Why I don’t hate Fab Melo

So on Thursday Fab Melo declared for the NBA draft, officially ending his Syracuse career (which had, of course, unofficially ended several weeks ago). The rumors are wild and varied about what, precisely, he did — or didn’t do — to get suspended. We will never get an official statement from the university about it. Maybe one day Fab himself will spill the beans; until then, we’re stuck with speculation. The general consensus, though, is that the cause of the suspension was something that was under Fab’s control, and that the suspension could have been avoided if he had acted differently. The strongest public evidence for this (i.e. not just rumors) is that he apologized to his teammates when it all went down a few weeks ago, which indicates that he was ultimately at fault.

This perception that Fab allowed this to happen, thereby costing the team a chance at a championship, has led to a lot of vitriol being directed Fab’s way by a large portion of the SU fanbase. You see it on Twitter, on syracuse.com boards, and in blog comments. He’s been called selfish and lazy. People vow to boo him violently if he ever makes an appearance in the Dome again. I saw one person suggest that Fab is this generation’s DeShaun Williams. (And if you don’t know about DeShaun Williams, check out this D.O. story. It begins with a sex scene. Honest.)

But in my opinion, this hate directed at Fab is way overblown. I can understand some amount of anger, but not the intense hate that is out there in a lot of corners. I will grant that Fab’s actions were ultimately detrimental to the team’s chances in the NCAA Tournament. Maybe if he’d played, they’d have beaten Ohio State. (Or maybe they’d have lost to Wisconsin; who knows?) But to hate Fab is to ignore all that he helped the team achieve this season.

I am on record as saying that regular season accomplishments are very meaningful in college basketball, moreso than in most other sports, because of the unique nature of the NCAA Tournament. Cinderellas and so forth. And by any measure, this was the greatest regular season in SU basketball history. And Fab was an integral component thereof. He clearly put in a ton of work over the summer to get in shape and to mold himself into a better basketball player. By all accounts he was a great teammate and a good guy to have in the locker room. This team had excellent chemistry — they had to, in order to excel at their brand of “ten starters but no stars” basketball. And Fab was willing to play the role the coaches laid out for him, even if he was personally convinced he was capable of more (like shooting 18-footers). Hell, he was the Big East Defensive Player of the Year. You don’t get to that level by being lazy.
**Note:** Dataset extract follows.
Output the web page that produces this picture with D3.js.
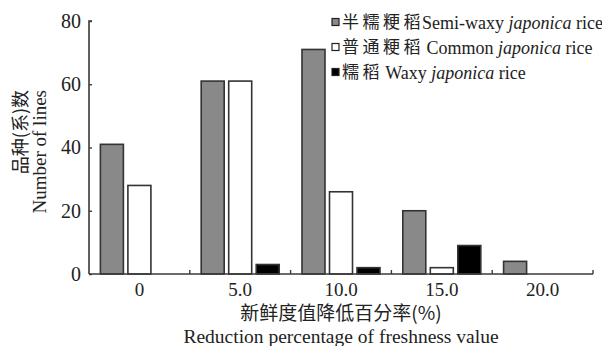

If you are one of the people who thinks the national championship (or making the Final Four) is the only thing that matters, then this argument may not sway you. And you probably hate Fab for blowing SU’s chances at this season’s title. In that case, your perspective is so far from mine that I don’t know what I could say to you to convince you to lay off Mr. de Melo. You’re entitled to believe that, of course, but that also means you’re going to go through your Syracuse fan life being bitterly disappointed just about every year. Good luck with that. For my part, I harbor no ill feelings towards Fab, beyond a subtle disappointment that his career didn’t turn out to be as spectacular as we’d hoped two years ago. I’ll look forward to watching him play in the pros, and I’ll be laughing mightily when he dunks on Roy Hibbert. And if by chance he returns to the Dome for a Legends game in 20 years I’ll certainly be cheering him, for his role in this special season.